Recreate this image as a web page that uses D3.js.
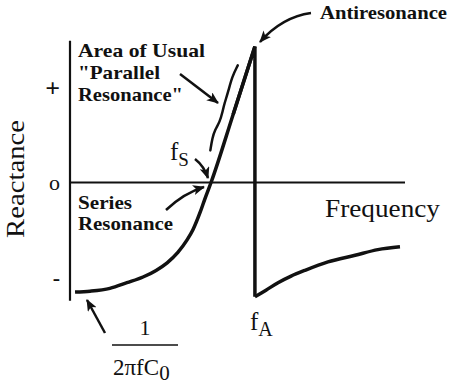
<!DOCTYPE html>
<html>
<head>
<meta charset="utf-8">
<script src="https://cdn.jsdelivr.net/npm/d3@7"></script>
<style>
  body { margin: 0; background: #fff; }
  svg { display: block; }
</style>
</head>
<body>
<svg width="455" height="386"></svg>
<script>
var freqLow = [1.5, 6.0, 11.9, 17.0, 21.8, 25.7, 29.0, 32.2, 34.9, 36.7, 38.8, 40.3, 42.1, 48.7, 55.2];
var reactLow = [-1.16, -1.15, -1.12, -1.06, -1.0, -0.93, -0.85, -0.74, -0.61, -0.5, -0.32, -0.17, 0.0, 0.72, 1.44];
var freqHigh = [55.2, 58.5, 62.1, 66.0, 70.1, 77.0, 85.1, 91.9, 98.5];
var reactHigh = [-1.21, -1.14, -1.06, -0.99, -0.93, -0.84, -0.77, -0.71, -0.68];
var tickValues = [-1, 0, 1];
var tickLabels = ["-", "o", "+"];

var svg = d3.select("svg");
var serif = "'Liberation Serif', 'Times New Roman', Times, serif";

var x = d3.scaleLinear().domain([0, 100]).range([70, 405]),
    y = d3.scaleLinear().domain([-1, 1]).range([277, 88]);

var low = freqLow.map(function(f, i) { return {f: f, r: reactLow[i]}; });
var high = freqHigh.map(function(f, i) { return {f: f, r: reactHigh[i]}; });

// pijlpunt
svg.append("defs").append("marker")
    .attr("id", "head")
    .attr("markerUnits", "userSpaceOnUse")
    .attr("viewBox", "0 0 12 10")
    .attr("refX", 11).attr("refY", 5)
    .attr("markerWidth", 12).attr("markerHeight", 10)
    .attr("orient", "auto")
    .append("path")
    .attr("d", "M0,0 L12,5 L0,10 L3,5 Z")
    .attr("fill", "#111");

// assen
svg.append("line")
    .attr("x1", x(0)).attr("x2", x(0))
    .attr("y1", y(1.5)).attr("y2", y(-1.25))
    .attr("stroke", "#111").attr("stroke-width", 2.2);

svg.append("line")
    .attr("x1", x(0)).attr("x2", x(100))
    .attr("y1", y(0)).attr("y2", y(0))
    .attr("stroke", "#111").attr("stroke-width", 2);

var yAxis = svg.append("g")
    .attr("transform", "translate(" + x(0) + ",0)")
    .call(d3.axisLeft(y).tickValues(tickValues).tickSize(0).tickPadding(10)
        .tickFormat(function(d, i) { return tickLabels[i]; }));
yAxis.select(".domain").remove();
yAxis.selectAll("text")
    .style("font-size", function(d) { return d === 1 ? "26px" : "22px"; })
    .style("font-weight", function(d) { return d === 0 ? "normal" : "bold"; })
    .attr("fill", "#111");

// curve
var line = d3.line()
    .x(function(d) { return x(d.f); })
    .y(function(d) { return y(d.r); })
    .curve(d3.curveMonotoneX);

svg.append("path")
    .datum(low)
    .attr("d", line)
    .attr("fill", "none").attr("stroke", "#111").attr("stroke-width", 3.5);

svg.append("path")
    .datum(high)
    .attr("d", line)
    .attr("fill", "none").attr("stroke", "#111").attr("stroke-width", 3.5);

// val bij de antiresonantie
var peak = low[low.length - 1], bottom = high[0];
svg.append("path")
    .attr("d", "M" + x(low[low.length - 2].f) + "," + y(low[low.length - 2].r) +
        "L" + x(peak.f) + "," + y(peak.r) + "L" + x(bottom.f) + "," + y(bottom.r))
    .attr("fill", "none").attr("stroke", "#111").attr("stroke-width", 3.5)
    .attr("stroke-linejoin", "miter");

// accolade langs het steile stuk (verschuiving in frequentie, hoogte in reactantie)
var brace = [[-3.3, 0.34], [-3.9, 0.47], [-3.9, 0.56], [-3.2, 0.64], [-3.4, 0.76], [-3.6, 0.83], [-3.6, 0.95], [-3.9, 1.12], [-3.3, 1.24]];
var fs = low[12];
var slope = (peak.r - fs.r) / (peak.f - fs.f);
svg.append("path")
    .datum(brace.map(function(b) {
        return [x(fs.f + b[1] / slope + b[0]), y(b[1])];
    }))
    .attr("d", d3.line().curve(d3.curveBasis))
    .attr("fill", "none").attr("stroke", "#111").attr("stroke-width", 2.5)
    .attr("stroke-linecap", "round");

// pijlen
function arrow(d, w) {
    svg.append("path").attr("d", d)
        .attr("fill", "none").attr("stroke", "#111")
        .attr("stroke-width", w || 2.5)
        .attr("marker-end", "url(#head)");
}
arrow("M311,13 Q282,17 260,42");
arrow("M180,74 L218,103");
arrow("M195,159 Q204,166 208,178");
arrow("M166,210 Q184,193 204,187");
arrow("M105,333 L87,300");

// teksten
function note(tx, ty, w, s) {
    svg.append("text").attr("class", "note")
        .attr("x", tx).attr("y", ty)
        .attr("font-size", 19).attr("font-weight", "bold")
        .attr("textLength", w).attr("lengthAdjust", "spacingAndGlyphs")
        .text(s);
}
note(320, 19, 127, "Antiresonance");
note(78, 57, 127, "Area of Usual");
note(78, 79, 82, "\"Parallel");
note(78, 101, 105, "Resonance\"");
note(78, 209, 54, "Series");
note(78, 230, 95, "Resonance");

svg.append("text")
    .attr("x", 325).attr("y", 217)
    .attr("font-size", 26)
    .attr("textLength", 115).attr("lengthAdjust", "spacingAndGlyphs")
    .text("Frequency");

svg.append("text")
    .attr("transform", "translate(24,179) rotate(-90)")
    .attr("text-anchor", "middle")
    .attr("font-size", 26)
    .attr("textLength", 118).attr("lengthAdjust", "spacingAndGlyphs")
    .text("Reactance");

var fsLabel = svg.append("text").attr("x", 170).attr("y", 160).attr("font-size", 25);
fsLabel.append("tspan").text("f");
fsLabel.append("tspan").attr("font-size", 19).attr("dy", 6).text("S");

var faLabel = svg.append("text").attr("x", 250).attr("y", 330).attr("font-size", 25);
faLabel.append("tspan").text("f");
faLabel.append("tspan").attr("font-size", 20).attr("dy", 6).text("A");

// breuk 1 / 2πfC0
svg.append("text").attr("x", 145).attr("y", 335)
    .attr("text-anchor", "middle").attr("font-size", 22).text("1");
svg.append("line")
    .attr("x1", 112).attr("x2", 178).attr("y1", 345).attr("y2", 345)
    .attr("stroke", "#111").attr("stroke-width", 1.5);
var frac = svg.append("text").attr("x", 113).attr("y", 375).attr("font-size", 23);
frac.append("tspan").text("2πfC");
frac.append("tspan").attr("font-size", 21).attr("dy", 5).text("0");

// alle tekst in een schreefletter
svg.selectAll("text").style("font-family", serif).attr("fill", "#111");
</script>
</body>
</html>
_ _ _ _ _
» DIRECTIVE
Leaving the pictures aside, transcribe the entire listing exactly.

» WRITTEN SOLUTION
Recreate this image as a web page that uses D3.js.
<!DOCTYPE html>
<html>
<head>
<meta charset="utf-8">
<script src="https://cdn.jsdelivr.net/npm/d3@7"></script>
<style>
  body { margin: 0; background: #fff; }
  svg { display: block; }
</style>
</head>
<body>
<svg width="455" height="386"></svg>
<script>
var freqLow = [1.5, 6.0, 11.9, 17.0, 21.8, 25.7, 29.0, 32.2, 34.9, 36.7, 38.8, 40.3, 42.1, 48.7, 55.2];
var reactLow = [-1.16, -1.15, -1.12, -1.06, -1.0, -0.93, -0.85, -0.74, -0.61, -0.5, -0.32, -0.17, 0.0, 0.72, 1.44];
var freqHigh = [55.2, 58.5, 62.1, 66.0, 70.1, 77.0, 85.1, 91.9, 98.5];
var reactHigh = [-1.21, -1.14, -1.06, -0.99, -0.93, -0.84, -0.77, -0.71, -0.68];
var tickValues = [-1, 0, 1];
var tickLabels = ["-", "o", "+"];

var svg = d3.select("svg");
var serif = "'Liberation Serif', 'Times New Roman', Times, serif";

var x = d3.scaleLinear().domain([0, 100]).range([70, 405]),
    y = d3.scaleLinear().domain([-1, 1]).range([277, 88]);

var low = freqLow.map(function(f, i) { return {f: f, r: reactLow[i]}; });
var high = freqHigh.map(function(f, i) { return {f: f, r: reactHigh[i]}; });

// pijlpunt
svg.append("defs").append("marker")
    .attr("id", "head")
    .attr("markerUnits", "userSpaceOnUse")
    .attr("viewBox", "0 0 12 10")
    .attr("refX", 11).attr("refY", 5)
    .attr("markerWidth", 12).attr("markerHeight", 10)
    .attr("orient", "auto")
    .append("path")
    .attr("d", "M0,0 L12,5 L0,10 L3,5 Z")
    .attr("fill", "#111");

// assen
svg.append("line")
    .attr("x1", x(0)).attr("x2", x(0))
    .attr("y1", y(1.5)).attr("y2", y(-1.25))
    .attr("stroke", "#111").attr("stroke-width", 2.2);

svg.append("line")
    .attr("x1", x(0)).attr("x2", x(100))
    .attr("y1", y(0)).attr("y2", y(0))
    .attr("stroke", "#111").attr("stroke-width", 2);

var yAxis = svg.append("g")
    .attr("transform", "translate(" + x(0) + ",0)")
    .call(d3.axisLeft(y).tickValues(tickValues).tickSize(0).tickPadding(10)
        .tickFormat(function(d, i) { return tickLabels[i]; }));
yAxis.select(".domain").remove();
yAxis.selectAll("text")
    .style("font-size", function(d) { return d === 1 ? "26px" : "22px"; })
    .style("font-weight", function(d) { return d === 0 ? "normal" : "bold"; })
    .attr("fill", "#111");

// curve
var line = d3.line()
    .x(function(d) { return x(d.f); })
    .y(function(d) { return y(d.r); })
    .curve(d3.curveMonotoneX);

svg.append("path")
    .datum(low)
    .attr("d", line)
    .attr("fill", "none").attr("stroke", "#111").attr("stroke-width", 3.5);

svg.append("path")
    .datum(high)
    .attr("d", line)
    .attr("fill", "none").attr("stroke", "#111").attr("stroke-width", 3.5);

// val bij de antiresonantie
var peak = low[low.length - 1], bottom = high[0];
svg.append("path")
    .attr("d", "M" + x(low[low.length - 2].f) + "," + y(low[low.length - 2].r) +
        "L" + x(peak.f) + "," + y(peak.r) + "L" + x(bottom.f) + "," + y(bottom.r))
    .attr("fill", "none").attr("stroke", "#111").attr("stroke-width", 3.5)
    .attr("stroke-linejoin", "miter");

// accolade langs het steile stuk (verschuiving in frequentie, hoogte in reactantie)
var brace = [[-3.3, 0.34], [-3.9, 0.47], [-3.9, 0.56], [-3.2, 0.64], [-3.4, 0.76], [-3.6, 0.83], [-3.6, 0.95], [-3.9, 1.12], [-3.3, 1.24]];
var fs = low[12];
var slope = (peak.r - fs.r) / (peak.f - fs.f);
svg.append("path")
    .datum(brace.map(function(b) {
        return [x(fs.f + b[1] / slope + b[0]), y(b[1])];
    }))
    .attr("d", d3.line().curve(d3.curveBasis))
    .attr("fill", "none").attr("stroke", "#111").attr("stroke-width", 2.5)
    .attr("stroke-linecap", "round");

// pijlen
function arrow(d, w) {
    svg.append("path").attr("d", d)
        .attr("fill", "none").attr("stroke", "#111")
        .attr("stroke-width", w || 2.5)
        .attr("marker-end", "url(#head)");
}
arrow("M311,13 Q282,17 260,42");
arrow("M180,74 L218,103");
arrow("M195,159 Q204,166 208,178");
arrow("M166,210 Q184,193 204,187");
arrow("M105,333 L87,300");

// teksten
function note(tx, ty, w, s) {
    svg.append("text").attr("class", "note")
        .attr("x", tx).attr("y", ty)
        .attr("font-size", 19).attr("font-weight", "bold")
        .attr("textLength", w).attr("lengthAdjust", "spacingAndGlyphs")
        .text(s);
}
note(320, 19, 127, "Antiresonance");
note(78, 57, 127, "Area of Usual");
note(78, 79, 82, "\"Parallel");
note(78, 101, 105, "Resonance\"");
note(78, 209, 54, "Series");
note(78, 230, 95, "Resonance");

svg.append("text")
    .attr("x", 325).attr("y", 217)
    .attr("font-size", 26)
    .attr("textLength", 115).attr("lengthAdjust", "spacingAndGlyphs")
    .text("Frequency");

svg.append("text")
    .attr("transform", "translate(24,179) rotate(-90)")
    .attr("text-anchor", "middle")
    .attr("font-size", 26)
    .attr("textLength", 118).attr("lengthAdjust", "spacingAndGlyphs")
    .text("Reactance");

var fsLabel = svg.append("text").attr("x", 170).attr("y", 160).attr("font-size", 25);
fsLabel.append("tspan").text("f");
fsLabel.append("tspan").attr("font-size", 19).attr("dy", 6).text("S");

var faLabel = svg.append("text").attr("x", 250).attr("y", 330).attr("font-size", 25);
faLabel.append("tspan").text("f");
faLabel.append("tspan").attr("font-size", 20).attr("dy", 6).text("A");

// breuk 1 / 2πfC0
svg.append("text").attr("x", 145).attr("y", 335)
    .attr("text-anchor", "middle").attr("font-size", 22).text("1");
svg.append("line")
    .attr("x1", 112).attr("x2", 178).attr("y1", 345).attr("y2", 345)
    .attr("stroke", "#111").attr("stroke-width", 1.5);
var frac = svg.append("text").attr("x", 113).attr("y", 375).attr("font-size", 23);
frac.append("tspan").text("2πfC");
frac.append("tspan").attr("font-size", 21).attr("dy", 5).text("0");

// alle tekst in een schreefletter
svg.selectAll("text").style("font-family", serif).attr("fill", "#111");
</script>
</body>
</html>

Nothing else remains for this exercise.